Task objective:
Exactly as written, quote every line that follows, skipping the images.
** start Material **
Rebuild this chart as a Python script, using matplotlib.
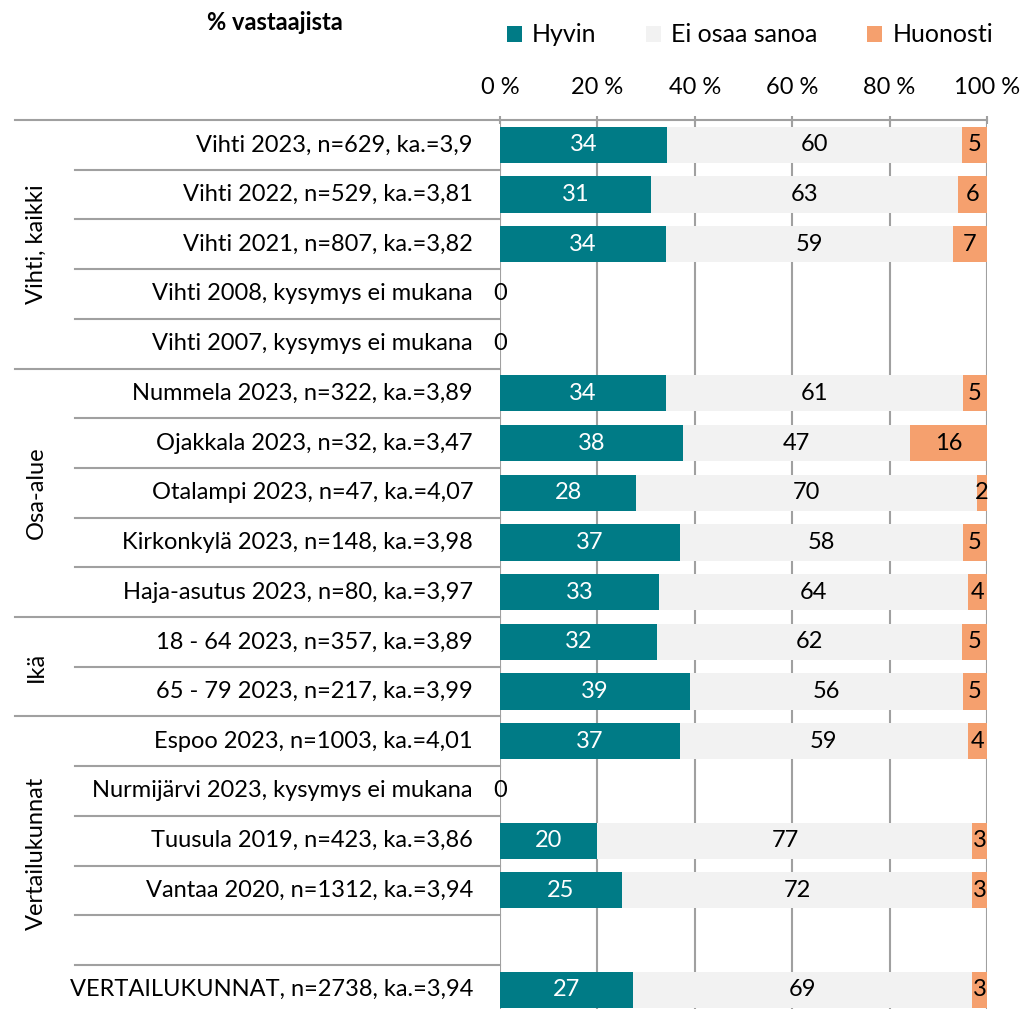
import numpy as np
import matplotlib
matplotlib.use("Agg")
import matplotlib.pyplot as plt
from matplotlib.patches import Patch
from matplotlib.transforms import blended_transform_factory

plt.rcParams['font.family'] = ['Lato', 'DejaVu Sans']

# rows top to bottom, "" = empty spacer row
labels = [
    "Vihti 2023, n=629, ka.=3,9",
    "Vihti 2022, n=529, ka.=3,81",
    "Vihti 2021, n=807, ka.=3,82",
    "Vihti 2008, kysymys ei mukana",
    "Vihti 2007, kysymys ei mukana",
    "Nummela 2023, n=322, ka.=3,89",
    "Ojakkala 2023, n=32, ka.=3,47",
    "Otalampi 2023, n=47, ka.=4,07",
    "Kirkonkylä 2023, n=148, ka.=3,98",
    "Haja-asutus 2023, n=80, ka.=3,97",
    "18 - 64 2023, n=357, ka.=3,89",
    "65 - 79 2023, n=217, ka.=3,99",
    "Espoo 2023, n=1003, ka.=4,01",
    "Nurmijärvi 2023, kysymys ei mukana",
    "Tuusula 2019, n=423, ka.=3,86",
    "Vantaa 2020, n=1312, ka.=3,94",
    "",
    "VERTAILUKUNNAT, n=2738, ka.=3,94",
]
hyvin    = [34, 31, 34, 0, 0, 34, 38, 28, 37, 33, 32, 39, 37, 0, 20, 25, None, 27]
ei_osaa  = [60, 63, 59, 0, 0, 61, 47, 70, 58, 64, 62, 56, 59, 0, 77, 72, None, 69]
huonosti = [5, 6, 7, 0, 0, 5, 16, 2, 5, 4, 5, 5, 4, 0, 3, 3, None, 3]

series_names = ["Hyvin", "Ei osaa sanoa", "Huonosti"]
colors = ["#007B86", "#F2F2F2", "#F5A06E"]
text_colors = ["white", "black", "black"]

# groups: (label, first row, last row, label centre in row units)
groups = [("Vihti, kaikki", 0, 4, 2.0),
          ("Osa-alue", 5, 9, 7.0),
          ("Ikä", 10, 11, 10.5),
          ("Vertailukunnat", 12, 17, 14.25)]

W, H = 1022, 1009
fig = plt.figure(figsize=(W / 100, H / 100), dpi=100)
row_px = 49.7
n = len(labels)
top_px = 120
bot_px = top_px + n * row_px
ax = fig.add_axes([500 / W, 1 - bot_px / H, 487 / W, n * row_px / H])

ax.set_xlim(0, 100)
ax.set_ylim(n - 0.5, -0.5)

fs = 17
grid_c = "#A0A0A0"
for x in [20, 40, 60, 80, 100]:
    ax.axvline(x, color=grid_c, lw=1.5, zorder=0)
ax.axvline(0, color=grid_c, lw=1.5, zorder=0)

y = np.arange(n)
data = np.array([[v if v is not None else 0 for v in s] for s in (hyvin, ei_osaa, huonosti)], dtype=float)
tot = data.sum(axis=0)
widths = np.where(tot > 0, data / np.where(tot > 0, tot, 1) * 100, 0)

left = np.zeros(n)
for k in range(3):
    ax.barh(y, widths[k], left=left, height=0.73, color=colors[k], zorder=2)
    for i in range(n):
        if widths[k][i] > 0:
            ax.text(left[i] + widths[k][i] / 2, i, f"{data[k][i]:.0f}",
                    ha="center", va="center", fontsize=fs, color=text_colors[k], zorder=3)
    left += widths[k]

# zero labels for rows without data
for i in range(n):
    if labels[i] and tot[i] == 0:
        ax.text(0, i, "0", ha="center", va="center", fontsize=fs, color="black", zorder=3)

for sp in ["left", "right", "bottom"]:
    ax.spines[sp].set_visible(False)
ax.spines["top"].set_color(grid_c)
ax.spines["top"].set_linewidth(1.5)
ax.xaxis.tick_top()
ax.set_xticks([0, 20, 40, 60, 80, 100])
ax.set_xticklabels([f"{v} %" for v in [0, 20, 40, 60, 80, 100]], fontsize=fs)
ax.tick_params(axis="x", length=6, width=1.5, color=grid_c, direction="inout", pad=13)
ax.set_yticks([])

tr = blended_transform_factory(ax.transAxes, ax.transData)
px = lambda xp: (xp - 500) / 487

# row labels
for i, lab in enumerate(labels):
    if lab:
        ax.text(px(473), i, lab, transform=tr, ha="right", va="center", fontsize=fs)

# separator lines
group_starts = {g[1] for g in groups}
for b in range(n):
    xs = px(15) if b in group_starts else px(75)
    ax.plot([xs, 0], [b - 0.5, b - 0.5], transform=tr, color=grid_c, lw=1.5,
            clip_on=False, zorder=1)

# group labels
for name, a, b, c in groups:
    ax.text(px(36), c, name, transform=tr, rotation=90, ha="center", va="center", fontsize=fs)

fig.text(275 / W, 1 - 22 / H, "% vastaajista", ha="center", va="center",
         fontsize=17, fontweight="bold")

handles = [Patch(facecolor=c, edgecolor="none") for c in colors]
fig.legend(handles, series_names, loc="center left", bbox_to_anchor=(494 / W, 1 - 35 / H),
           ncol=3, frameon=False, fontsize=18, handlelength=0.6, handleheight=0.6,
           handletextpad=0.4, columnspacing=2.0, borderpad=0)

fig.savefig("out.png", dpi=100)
** end Material **
Task solution:
Rebuild this chart as a Python script, using matplotlib.
import numpy as np
import matplotlib
matplotlib.use("Agg")
import matplotlib.pyplot as plt
from matplotlib.patches import Patch
from matplotlib.transforms import blended_transform_factory

plt.rcParams['font.family'] = ['Lato', 'DejaVu Sans']

# rows top to bottom, "" = empty spacer row
labels = [
    "Vihti 2023, n=629, ka.=3,9",
    "Vihti 2022, n=529, ka.=3,81",
    "Vihti 2021, n=807, ka.=3,82",
    "Vihti 2008, kysymys ei mukana",
    "Vihti 2007, kysymys ei mukana",
    "Nummela 2023, n=322, ka.=3,89",
    "Ojakkala 2023, n=32, ka.=3,47",
    "Otalampi 2023, n=47, ka.=4,07",
    "Kirkonkylä 2023, n=148, ka.=3,98",
    "Haja-asutus 2023, n=80, ka.=3,97",
    "18 - 64 2023, n=357, ka.=3,89",
    "65 - 79 2023, n=217, ka.=3,99",
    "Espoo 2023, n=1003, ka.=4,01",
    "Nurmijärvi 2023, kysymys ei mukana",
    "Tuusula 2019, n=423, ka.=3,86",
    "Vantaa 2020, n=1312, ka.=3,94",
    "",
    "VERTAILUKUNNAT, n=2738, ka.=3,94",
]
hyvin    = [34, 31, 34, 0, 0, 34, 38, 28, 37, 33, 32, 39, 37, 0, 20, 25, None, 27]
ei_osaa  = [60, 63, 59, 0, 0, 61, 47, 70, 58, 64, 62, 56, 59, 0, 77, 72, None, 69]
huonosti = [5, 6, 7, 0, 0, 5, 16, 2, 5, 4, 5, 5, 4, 0, 3, 3, None, 3]

series_names = ["Hyvin", "Ei osaa sanoa", "Huonosti"]
colors = ["#007B86", "#F2F2F2", "#F5A06E"]
text_colors = ["white", "black", "black"]

# groups: (label, first row, last row, label centre in row units)
groups = [("Vihti, kaikki", 0, 4, 2.0),
          ("Osa-alue", 5, 9, 7.0),
          ("Ikä", 10, 11, 10.5),
          ("Vertailukunnat", 12, 17, 14.25)]

W, H = 1022, 1009
fig = plt.figure(figsize=(W / 100, H / 100), dpi=100)
row_px = 49.7
n = len(labels)
top_px = 120
bot_px = top_px + n * row_px
ax = fig.add_axes([500 / W, 1 - bot_px / H, 487 / W, n * row_px / H])

ax.set_xlim(0, 100)
ax.set_ylim(n - 0.5, -0.5)

fs = 17
grid_c = "#A0A0A0"
for x in [20, 40, 60, 80, 100]:
    ax.axvline(x, color=grid_c, lw=1.5, zorder=0)
ax.axvline(0, color=grid_c, lw=1.5, zorder=0)

y = np.arange(n)
data = np.array([[v if v is not None else 0 for v in s] for s in (hyvin, ei_osaa, huonosti)], dtype=float)
tot = data.sum(axis=0)
widths = np.where(tot > 0, data / np.where(tot > 0, tot, 1) * 100, 0)

left = np.zeros(n)
for k in range(3):
    ax.barh(y, widths[k], left=left, height=0.73, color=colors[k], zorder=2)
    for i in range(n):
        if widths[k][i] > 0:
            ax.text(left[i] + widths[k][i] / 2, i, f"{data[k][i]:.0f}",
                    ha="center", va="center", fontsize=fs, color=text_colors[k], zorder=3)
    left += widths[k]

# zero labels for rows without data
for i in range(n):
    if labels[i] and tot[i] == 0:
        ax.text(0, i, "0", ha="center", va="center", fontsize=fs, color="black", zorder=3)

for sp in ["left", "right", "bottom"]:
    ax.spines[sp].set_visible(False)
ax.spines["top"].set_color(grid_c)
ax.spines["top"].set_linewidth(1.5)
ax.xaxis.tick_top()
ax.set_xticks([0, 20, 40, 60, 80, 100])
ax.set_xticklabels([f"{v} %" for v in [0, 20, 40, 60, 80, 100]], fontsize=fs)
ax.tick_params(axis="x", length=6, width=1.5, color=grid_c, direction="inout", pad=13)
ax.set_yticks([])

tr = blended_transform_factory(ax.transAxes, ax.transData)
px = lambda xp: (xp - 500) / 487

# row labels
for i, lab in enumerate(labels):
    if lab:
        ax.text(px(473), i, lab, transform=tr, ha="right", va="center", fontsize=fs)

# separator lines
group_starts = {g[1] for g in groups}
for b in range(n):
    xs = px(15) if b in group_starts else px(75)
    ax.plot([xs, 0], [b - 0.5, b - 0.5], transform=tr, color=grid_c, lw=1.5,
            clip_on=False, zorder=1)

# group labels
for name, a, b, c in groups:
    ax.text(px(36), c, name, transform=tr, rotation=90, ha="center", va="center", fontsize=fs)

fig.text(275 / W, 1 - 22 / H, "% vastaajista", ha="center", va="center",
         fontsize=17, fontweight="bold")

handles = [Patch(facecolor=c, edgecolor="none") for c in colors]
fig.legend(handles, series_names, loc="center left", bbox_to_anchor=(494 / W, 1 - 35 / H),
           ncol=3, frameon=False, fontsize=18, handlelength=0.6, handleheight=0.6,
           handletextpad=0.4, columnspacing=2.0, borderpad=0)

fig.savefig("out.png", dpi=100)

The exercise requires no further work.